The reluctance was not entirely about money
By
David E. Rattray

    As I have admitted before in these pages, I have found it difficult to open my wallet for weekday lunch ever since Bucket’s Deli closed and the Griffiths moved away.

    The reluctance was not entirely about money, but an awareness of the couple of dollars’ difference between what Bucket’s would have run me for a sandwich and a drink and what the rest of the options in the village ask. This came up Tuesday as I waited at the North Main Street I.G.A. deli counter for some cold cuts. Beverly Bond, one of our regular letters-to-the-editor writers, said hello, and we talked for a few minutes about the high cost of eating out here.

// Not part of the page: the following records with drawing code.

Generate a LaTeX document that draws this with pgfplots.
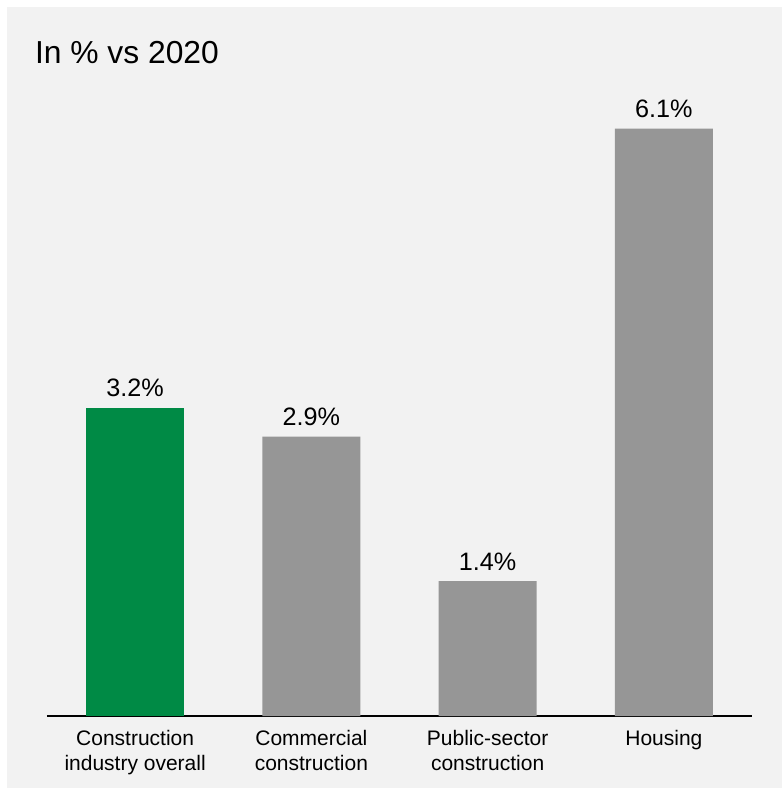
\documentclass[border=0pt]{standalone}
\usepackage{pgfplots}
\pgfplotsset{compat=1.18}
\usepackage{fontspec}
\setmainfont{Liberation Sans}
\definecolor{bg}{HTML}{F2F2F2}
\definecolor{bargreen}{HTML}{008A45}
\definecolor{bargray}{HTML}{969696}
\begin{document}
\begin{tikzpicture}
\fill[white] (0,0) rectangle (391pt,394pt);
\fill[bg] (3.5pt,0) rectangle (391pt,390.5pt);
\node[anchor=base west, inner sep=0, font=\fontsize{15.9}{19}\selectfont] at (17.3pt,362pt) {In \% vs 2020};
\begin{axis}[
  at={(23.5pt,36pt)}, anchor=south west,
  scale only axis,
  width=352.5pt, height=337.05pt,
  xmin=-0.5, xmax=3.5, ymin=0, ymax=7,
  axis x line=bottom, axis y line=none,
  x axis line style={black, line width=1pt, -},
  ytick=\empty,
  xtick={0,1,2,3},
  major tick length=0pt,
  xticklabels={Construction\\industry overall, Commercial\\construction, Public-sector\\construction, Housing},
  xticklabel style={font=\fontsize{10.5}{12.5}\selectfont, align=center, anchor=north, inner sep=0pt, yshift=-7pt},
  ybar, bar width=49pt,
  nodes near coords={\pgfmathprintnumber[fixed,precision=1,fixed zerofill]{\pgfplotspointmeta}\%},
  /pgf/number format/assume math mode=true,
  every node near coord/.append style={font=\fontsize{12.6}{15}\selectfont, anchor=base, inner sep=0pt, yshift=5.5pt, black},
  clip=false,
]
\addplot[bar shift=0pt, fill=bargreen, draw=none] coordinates {(0,3.2)};
\addplot[bar shift=0pt, fill=bargray, draw=none] coordinates {(1,2.9) (2,1.4) (3,6.1)};
\end{axis}
\pgfresetboundingbox
\useasboundingbox (0,0) rectangle (391pt,394pt);
\end{tikzpicture}
\end{document}
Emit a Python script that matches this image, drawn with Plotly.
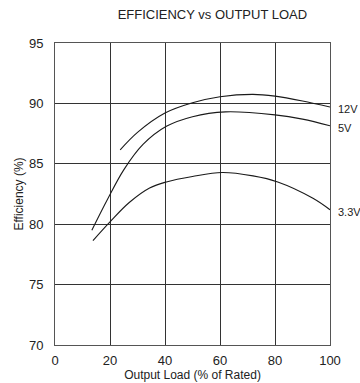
import plotly.graph_objects as go

load_12v = [23.7, 30, 40, 50, 60, 72, 80, 90, 100]
eff_12v = [86.15, 87.6, 89.2, 90.05, 90.55, 90.75, 90.6, 90.2, 89.7]

load_5v = [13.4, 19.2, 25, 32, 40.5, 50, 62, 80, 90, 100]
eff_5v = [79.5, 82.1, 84.5, 86.6, 88.1, 88.9, 89.3, 89.05, 88.7, 88.15]

load_33v = [13.8, 20, 27, 34.4, 40.5, 50, 60.8, 72, 81, 93.8, 100]
eff_33v = [78.65, 80.2, 81.8, 83.0, 83.5, 83.95, 84.28, 84.0, 83.5, 82.15, 81.2]

series = [("12V", load_12v, eff_12v), ("5V", load_5v, eff_5v), ("3.3V", load_33v, eff_33v)]

x_ticks = [0, 20, 40, 60, 80, 100]
y_ticks = [70, 75, 80, 85, 90, 95]

fig = go.Figure()
for name, xs, ys in series:
    fig.add_trace(go.Scatter(x=xs, y=ys, mode="lines", name=name,
                             line=dict(color="#1a1a1a", width=1.1, shape="spline", smoothing=1.0),
                             showlegend=False))
    fig.add_annotation(x=xs[-1], y=ys[-1], text=name, showarrow=False,
                       xanchor="left", yanchor="middle", xshift=6, yshift=-2,
                       font=dict(size=11, color="#222"))

font_family = "Liberation Sans, Arial, sans-serif"
fig.update_layout(
    width=360, height=383,
    margin=dict(l=55, r=30, t=43, b=38),
    paper_bgcolor="white", plot_bgcolor="white",
    font=dict(family=font_family, color="#222", size=12),
    title=dict(text="EFFICIENCY vs OUTPUT LOAD", x=0.59, xanchor="center",
               y=1 - 14 / 383, yanchor="middle", font=dict(size=13, color="#222")),
)
fig.update_xaxes(range=[0, 100], tickvals=x_ticks, ticktext=[str(v) for v in x_ticks],
                 showgrid=True, gridcolor="#333", gridwidth=1, automargin=False,
                 showline=True, linecolor="#555", linewidth=1, mirror=True,
                 zeroline=False, ticks="", tickfont=dict(size=13), ticklabelstandoff=3,
                 title=dict(text="Output Load (% of Rated)", font=dict(size=12), standoff=4))
fig.update_yaxes(range=[70, 95], tickvals=y_ticks, ticktext=[str(v) for v in y_ticks],
                 showgrid=True, gridcolor="#333", gridwidth=1, automargin=False,
                 showline=True, linecolor="#555", linewidth=1, mirror=True,
                 zeroline=False, ticks="", tickfont=dict(size=13), ticklabelstandoff=8,
                 title=dict(text="Efficiency (%)", font=dict(size=12), standoff=2))

fig.write_html("out.html")
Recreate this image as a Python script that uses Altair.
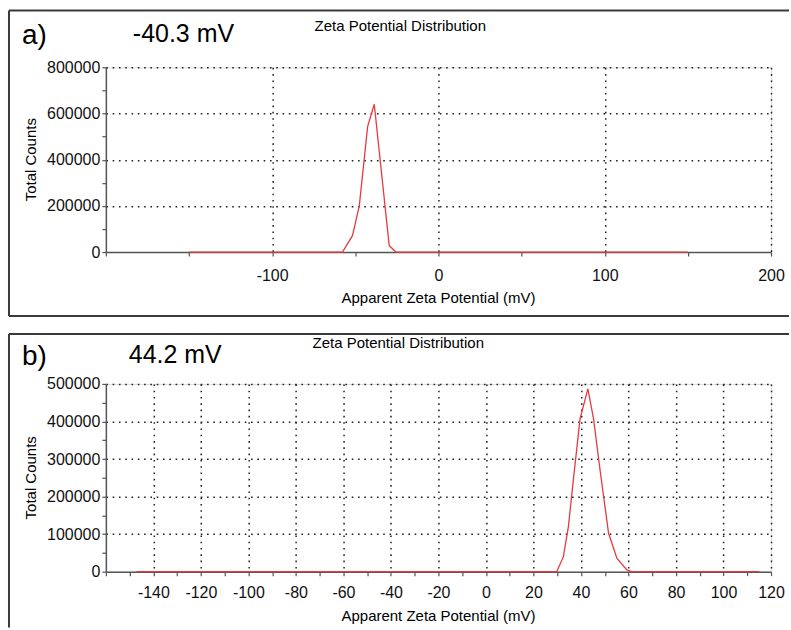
import altair as alt
import pandas as pd

# ---------------- data ----------------
a_x = [-150, -57.7, -51.7, -47.6, -42.6, -38.6, -29.6, -25.6, 150]
a_y = [0, 0, 71000, 200000, 543000, 640000, 28000, 0, 0]

b_x = [-147, 29.8, 32.6, 34.7, 36.8, 39.6, 42.9, 45.3, 48.0, 51.6, 55.1, 59.3, 61.4, 115]
b_y = [0, 0, 40000, 120000, 245000, 407000, 487000, 407000, 272000, 103000, 36000, 4500, 0, 0]

a_xticks = list(range(-200, 201, 50))
a_yticks = list(range(0, 800001, 100000))
b_xticks = list(range(-160, 121, 10))
b_yticks = list(range(0, 500001, 50000))

panel_letters = ["a)", "b)"]
panel_values = ["-40.3 mV", "44.2 mV"]
chart_title = "Zeta Potential Distribution"
x_title = "Apparent Zeta Potential (mV)"
y_title = "Total Counts"

FONT = "Liberation Sans"
RED = "#e63a3f"
BOX = "#3a3a3a"
W = 666


def panel(xs, ys, xdom, ydom, xticks, yticks, xstep, ystep, letter, vtext,
          h, box_top, box_bottom, letter_y, value_y, value_x, title_y, title_x,
          xtitle_y, xlab_pad):
    df = pd.DataFrame({"x": xs, "y": ys})
    deco = pd.DataFrame({"k": [0]})
    xmin = xdom[0]
    xtest = f"datum.value % {xstep} === 0 && datum.value !== {xmin}"
    ytest = f"datum.value % {ystep} === 0 && datum.value !== 0"
    x_axis = alt.Axis(
        values=xticks,
        labelExpr=f"({xtest}) ? '' + datum.value : ''",
        title=None,
        grid=True,
        gridOpacity={"condition": {"test": xtest, "value": 1}, "value": 0},
        labelPadding=xlab_pad,
        labelFlush=False,
        labelOverlap=False,
    )
    y_axis = alt.Axis(
        values=yticks,
        labelExpr=f"(datum.value % {ystep} === 0) ? '' + datum.value : ''",
        title=None,
        grid=True,
        gridOpacity={"condition": {"test": ytest, "value": 1}, "value": 0},
        labelPadding=2,
        labelFlush=False,
        labelOverlap=False,
    )
    line = alt.Chart(df).mark_line(color=RED, strokeWidth=1.3).encode(
        x=alt.X("x:Q", scale=alt.Scale(domain=xdom, nice=False, zero=False), axis=x_axis),
        y=alt.Y("y:Q", scale=alt.Scale(domain=ydom, nice=False, zero=False), axis=y_axis),
    )
    layers = [line]
    # box (top, left, optional bottom)
    layers.append(alt.Chart(deco).mark_rule(color=BOX, strokeWidth=2).encode(
        x=alt.value(-97), x2=alt.value(684), y=alt.value(box_top), y2=alt.value(box_top)))
    layers.append(alt.Chart(deco).mark_rule(color=BOX, strokeWidth=2).encode(
        x=alt.value(-97), x2=alt.value(-97), y=alt.value(box_top), y2=alt.value(box_bottom)))
    if letter == "a)":
        layers.append(alt.Chart(deco).mark_rule(color=BOX, strokeWidth=2).encode(
            x=alt.value(-97), x2=alt.value(684), y=alt.value(box_bottom), y2=alt.value(box_bottom)))
    layers.append(alt.Chart(deco).mark_text(
        text=letter, font=FONT, fontSize=28, align="left", baseline="alphabetic", color="black"
    ).encode(x=alt.value(-84), y=alt.value(letter_y)))
    layers.append(alt.Chart(deco).mark_text(
        text=vtext, font=FONT, fontSize=25, align="left", baseline="alphabetic", color="black"
    ).encode(x=alt.value(value_x), y=alt.value(value_y)))
    layers.append(alt.Chart(deco).mark_text(
        text=chart_title, font=FONT, fontSize=15, align="left", baseline="alphabetic", color="black"
    ).encode(x=alt.value(title_x), y=alt.value(title_y)))
    layers.append(alt.Chart(deco).mark_text(
        text=x_title, font=FONT, fontSize=15, align="center", baseline="alphabetic", color="black"
    ).encode(x=alt.value(W / 2), y=alt.value(xtitle_y)))
    layers.append(alt.Chart(deco).mark_text(
        text=y_title, font=FONT, fontSize=15, align="center", baseline="middle", angle=270,
        color="black"
    ).encode(x=alt.value(-75), y=alt.value(h / 2)))
    return alt.layer(*layers).properties(width=W, height=h)


pa = panel(a_x, a_y, [-200, 200], [0, 800000], a_xticks, a_yticks, 100, 200000,
           panel_letters[0], panel_values[0], h=185, box_top=-57, box_bottom=249,
           letter_y=-23, value_y=-25, value_x=27, title_y=-36, title_x=209,
           xtitle_y=236, xlab_pad=11)
pb = panel(b_x, b_y, [-160, 120], [0, 500000], b_xticks, b_yticks, 20, 100000,
           panel_letters[1], panel_values[1], h=188, box_top=-50, box_bottom=244,
           letter_y=-19, value_y=-21, value_x=23, title_y=-36, title_x=207,
           xtitle_y=237, xlab_pad=9)

chart = alt.vconcat(pa, pb, spacing=14).properties(
    padding={"left": 7, "top": 8, "right": 0, "bottom": 0}
).configure_view(stroke=None).configure(background="white").configure_axis(
    domainColor="#555", domainWidth=1.5, tickColor="#555", tickSize=4, tickWidth=1.2,
    labelFont=FONT, labelFontSize=16, labelColor="#111",
    gridColor="#222", gridDash=[1.6, 4.7], gridWidth=1.5,
)

chart.save("out.html", embed_options={"renderer": "svg", "actions": False})
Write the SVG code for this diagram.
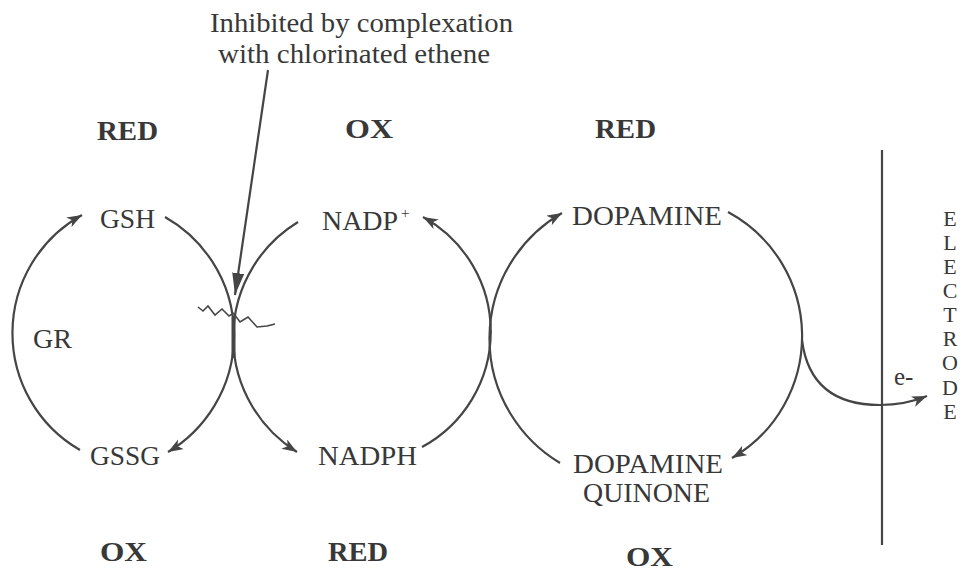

    As it turned out, I had had nearly the same conversation with Brian Halweil, who runs Edible East End, while we were in the Sag Harbor Police Department’s waiting room earlier in the day. Brian told me about a $16 bay scallop special he had heard about, the catch being that it was at a restaurant on the North Fork.

    I related this information to Beverly, who nodded knowingly, then told me about a $14.50 hamburger her husband had the other day during a basic lunch here in the village that ran them more than $40.

    Of course, by Hamptons measures, that hamburger was a relative bargain. The tavern burger at the 1770 house just a couple of doors down from the Star office is $22, for one. But then, we have nothing to complain about relative to a place like DB Bistro Moderne in New York City, for example, which serves up a seasonal truffled burger for $140.

    Still, the $10 or more most lunches cost around here has got me to making my own lunch in our office’s upstairs kitchen. One day, it might be tuna on rye, another day, some leftovers from the kids’ dinner.

    With the money I save, I told Beverly really only half in jest, I can justify going out every now and then with my wife for dinner — if we could only find a babysitter.